The IAPTI firmly believes that outsourcing and allowing the profession to be regulated by agencies is contrary to the interests of justice and not in the best interest of the profession or those who need interpreting and translation services.
We are also aware that outsourcing in other countries has resulted in a marked worsening in the quality of interpreting services. Freedom of Information requests in the UK regions that have already outsourced show that agencies do not operate in the interest of justice and employ unqualified interpreters to increase their profits. This generates large profits for agencies at the expense of tax payers and interpreters. As a result of this many professionals in the UK are being forced out of the profession and are now seeking alternative employment. This, in turn, will result in shortages of suitably qualified interpreters in the future. It takes several years to become a qualified and competent interpreter and every effort should be made to prevent current qualified interpreters from leaving the profession.

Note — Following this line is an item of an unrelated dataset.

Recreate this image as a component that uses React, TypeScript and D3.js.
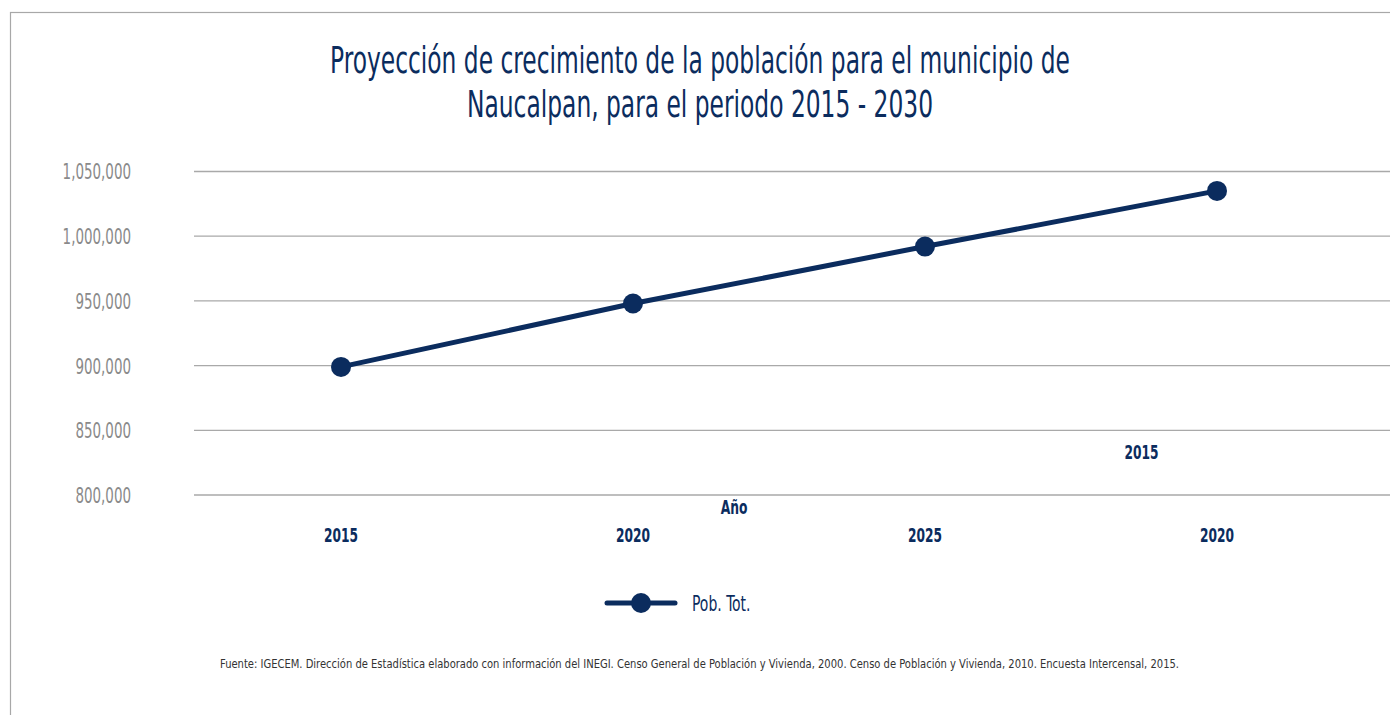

The IAPTI aims to actively promote the ethical practice of translation and interpretation and safeguard the interests of translators and interpreters around the world. Therefore, the IAPTI supports the campaign for the protection of the title and regulation of the legal interpreting profession in the UK, and the fight against exploitation of the profession by agencies. We are against any outsourcing which may lead to exploitation of interpreters and support the fight for better working conditions for interpreters and translators.
Taking all the above into account, we have decided to support the petition below, written by the Professional Interpreters’ Alliance (PIA), which will be sent to the UK Ministry of Justice.
Aurora Matilde Humarán
IAPTI – Board of Directors
December 4, 2010
“We, the undersigned, registrants of the National Register of Public Service Interpreters, petition the Ministry of Justice to preserve the National Agreement on Arrangements for the Use of Interpreters, Translators and Language Service Professionals in Investigations and Proceedings within the Criminal Justice System and make it a statutory requirement that every interpreter working in the criminal justice system be chosen from the NRPSI or the following registers: CIOL, ITI, APCI. We further petition the Ministry of Justice not to outsource the provision of interpreters within the criminal justice system to commercial intermediaries.
The petition expresses our concern that the MoJ’s proposal to abolish the National Agreement will lead to breaches of Articles 5 and 6 of the ECHR, enacted by HRA 1998, and result in miscarriages of justice and cases being lost at the expense of the taxpayer. Our concerns are supported by data collated through Freedom of Information Requests over a period of several years. We further petition the Ministry of Justice to engage in a meaningful consultation with the interpreting profession and to carry out a full equality impact assessment, in compliance with Section 71 of the Race Relations Act 1976 (amended 2000) to establish the impact of the Ministry of Justice proposals on ethnic minorities, in particular the abolishment of the National Agreement, which was put in place following the 1993 report of the Runciman Commission, and the recommendations of Lord Justice Auld.
We understand the need to cut costs and make the service more cost effective and we petition the Ministry of Justice to enter into a discussion with us so that we can jointly reach a viable and sustainable solution.”